STATED EXERCISE —
Give the data below again exactly as written, without its pictures.

SOURCE DATA —
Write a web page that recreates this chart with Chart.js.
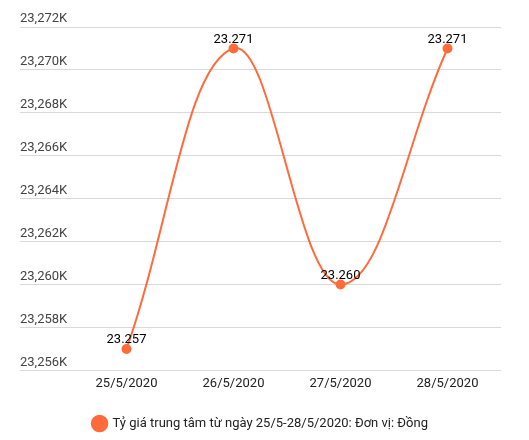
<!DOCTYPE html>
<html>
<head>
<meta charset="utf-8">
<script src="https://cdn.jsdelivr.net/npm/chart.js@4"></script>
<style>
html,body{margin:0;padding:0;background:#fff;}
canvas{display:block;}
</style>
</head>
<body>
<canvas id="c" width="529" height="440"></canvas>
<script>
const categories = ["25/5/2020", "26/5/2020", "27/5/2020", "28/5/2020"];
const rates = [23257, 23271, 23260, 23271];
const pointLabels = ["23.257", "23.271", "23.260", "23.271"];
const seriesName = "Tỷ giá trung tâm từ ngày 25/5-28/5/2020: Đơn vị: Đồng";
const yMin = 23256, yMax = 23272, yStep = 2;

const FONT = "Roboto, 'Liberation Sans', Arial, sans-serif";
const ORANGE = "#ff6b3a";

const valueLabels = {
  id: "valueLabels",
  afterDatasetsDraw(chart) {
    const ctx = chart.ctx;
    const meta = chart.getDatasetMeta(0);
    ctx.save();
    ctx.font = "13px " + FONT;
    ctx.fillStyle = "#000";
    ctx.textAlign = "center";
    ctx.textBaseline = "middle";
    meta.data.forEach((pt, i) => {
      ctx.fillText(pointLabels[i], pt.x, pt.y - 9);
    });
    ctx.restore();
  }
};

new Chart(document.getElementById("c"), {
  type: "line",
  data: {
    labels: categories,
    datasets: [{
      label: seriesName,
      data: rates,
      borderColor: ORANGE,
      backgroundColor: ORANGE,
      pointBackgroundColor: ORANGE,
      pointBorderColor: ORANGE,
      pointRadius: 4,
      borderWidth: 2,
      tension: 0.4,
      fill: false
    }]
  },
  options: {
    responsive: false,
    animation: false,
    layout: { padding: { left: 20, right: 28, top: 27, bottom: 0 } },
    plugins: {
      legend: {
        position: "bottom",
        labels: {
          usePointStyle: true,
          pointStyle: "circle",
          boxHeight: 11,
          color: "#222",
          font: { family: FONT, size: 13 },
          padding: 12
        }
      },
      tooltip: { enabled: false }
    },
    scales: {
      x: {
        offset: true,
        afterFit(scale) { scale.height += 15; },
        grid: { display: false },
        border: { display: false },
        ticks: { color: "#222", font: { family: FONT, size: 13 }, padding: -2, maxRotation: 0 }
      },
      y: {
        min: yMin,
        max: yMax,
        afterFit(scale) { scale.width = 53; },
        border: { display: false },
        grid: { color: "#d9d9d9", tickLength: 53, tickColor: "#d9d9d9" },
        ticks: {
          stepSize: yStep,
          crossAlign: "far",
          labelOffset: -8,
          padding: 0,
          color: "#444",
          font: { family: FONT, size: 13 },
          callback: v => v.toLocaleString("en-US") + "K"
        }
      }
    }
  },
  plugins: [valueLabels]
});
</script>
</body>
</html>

SOLUTION TO THIS EXERCISE —
Write a web page that recreates this chart with Chart.js.
<!DOCTYPE html>
<html>
<head>
<meta charset="utf-8">
<script src="https://cdn.jsdelivr.net/npm/chart.js@4"></script>
<style>
html,body{margin:0;padding:0;background:#fff;}
canvas{display:block;}
</style>
</head>
<body>
<canvas id="c" width="529" height="440"></canvas>
<script>
const categories = ["25/5/2020", "26/5/2020", "27/5/2020", "28/5/2020"];
const rates = [23257, 23271, 23260, 23271];
const pointLabels = ["23.257", "23.271", "23.260", "23.271"];
const seriesName = "Tỷ giá trung tâm từ ngày 25/5-28/5/2020: Đơn vị: Đồng";
const yMin = 23256, yMax = 23272, yStep = 2;

const FONT = "Roboto, 'Liberation Sans', Arial, sans-serif";
const ORANGE = "#ff6b3a";

const valueLabels = {
  id: "valueLabels",
  afterDatasetsDraw(chart) {
    const ctx = chart.ctx;
    const meta = chart.getDatasetMeta(0);
    ctx.save();
    ctx.font = "13px " + FONT;
    ctx.fillStyle = "#000";
    ctx.textAlign = "center";
    ctx.textBaseline = "middle";
    meta.data.forEach((pt, i) => {
      ctx.fillText(pointLabels[i], pt.x, pt.y - 9);
    });
    ctx.restore();
  }
};

new Chart(document.getElementById("c"), {
  type: "line",
  data: {
    labels: categories,
    datasets: [{
      label: seriesName,
      data: rates,
      borderColor: ORANGE,
      backgroundColor: ORANGE,
      pointBackgroundColor: ORANGE,
      pointBorderColor: ORANGE,
      pointRadius: 4,
      borderWidth: 2,
      tension: 0.4,
      fill: false
    }]
  },
  options: {
    responsive: false,
    animation: false,
    layout: { padding: { left: 20, right: 28, top: 27, bottom: 0 } },
    plugins: {
      legend: {
        position: "bottom",
        labels: {
          usePointStyle: true,
          pointStyle: "circle",
          boxHeight: 11,
          color: "#222",
          font: { family: FONT, size: 13 },
          padding: 12
        }
      },
      tooltip: { enabled: false }
    },
    scales: {
      x: {
        offset: true,
        afterFit(scale) { scale.height += 15; },
        grid: { display: false },
        border: { display: false },
        ticks: { color: "#222", font: { family: FONT, size: 13 }, padding: -2, maxRotation: 0 }
      },
      y: {
        min: yMin,
        max: yMax,
        afterFit(scale) { scale.width = 53; },
        border: { display: false },
        grid: { color: "#d9d9d9", tickLength: 53, tickColor: "#d9d9d9" },
        ticks: {
          stepSize: yStep,
          crossAlign: "far",
          labelOffset: -8,
          padding: 0,
          color: "#444",
          font: { family: FONT, size: 13 },
          callback: v => v.toLocaleString("en-US") + "K"
        }
      }
    }
  },
  plugins: [valueLabels]
});
</script>
</body>
</html>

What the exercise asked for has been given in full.